In this sequence, we are assured by the formula that there is a next number, even if we can not count that high. What is more important for psychoanalysis, however, is to inverse the problem: instead of simply asking if the child can establish a definition determining exactly what is the next number of the sequence, it is necessary to ask if the child can establish a sequence which is totally disordered.  Thus, we leave this as a problem to be resolved by the reader (it really will not matter if you choose to try to formulate the response while dreaming in your bed or soaking in a hot bath):

Step 1) Write down any sequence of marks, numbers, or words, without thinking beforehand just what it is you are writing (this is sometimes called free association orautomatic writing).

Step 2) Can you determine if the sequence is random or not?  Can you determine a purely random sequence? (Hint: are there sequences for which you cannot give an interpretation or write a formula? Or again, are there formulas which are themselves random?)

Step 3) Write down your results and how you were (not) able to determine this and compare it with others.  How do you determine the correctness of your result beyond a suggestion?

Surely, these are the simple things every schoolchild should know about psychoanalysis and sequences.

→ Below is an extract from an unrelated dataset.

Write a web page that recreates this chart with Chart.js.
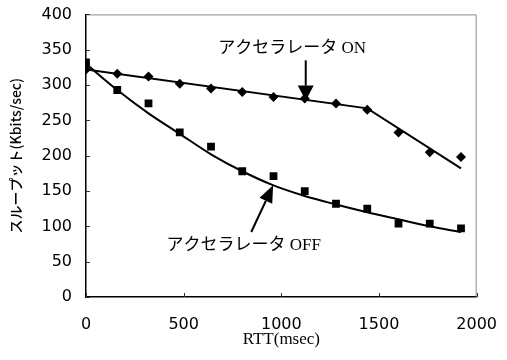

The text above was first presented in a seminar held on April 5, 2000 at the association PLACE (Psychoanalysis Los Angeles California Extension) in response to the articles found in the LA Times on a child and family presentation of Freud at the Skirball Cultural Center.  The author, Ika B. Roub, is without any claims.  Nothing could please him more than to be regarded as a layman of psychoanalysis, who has contributed to stabilizing the field by explaining psychoanalysis in an extraordinarily simple way. Beyond this he has nothing to add except to state that the LA Times refused to accept this article as a response to their article.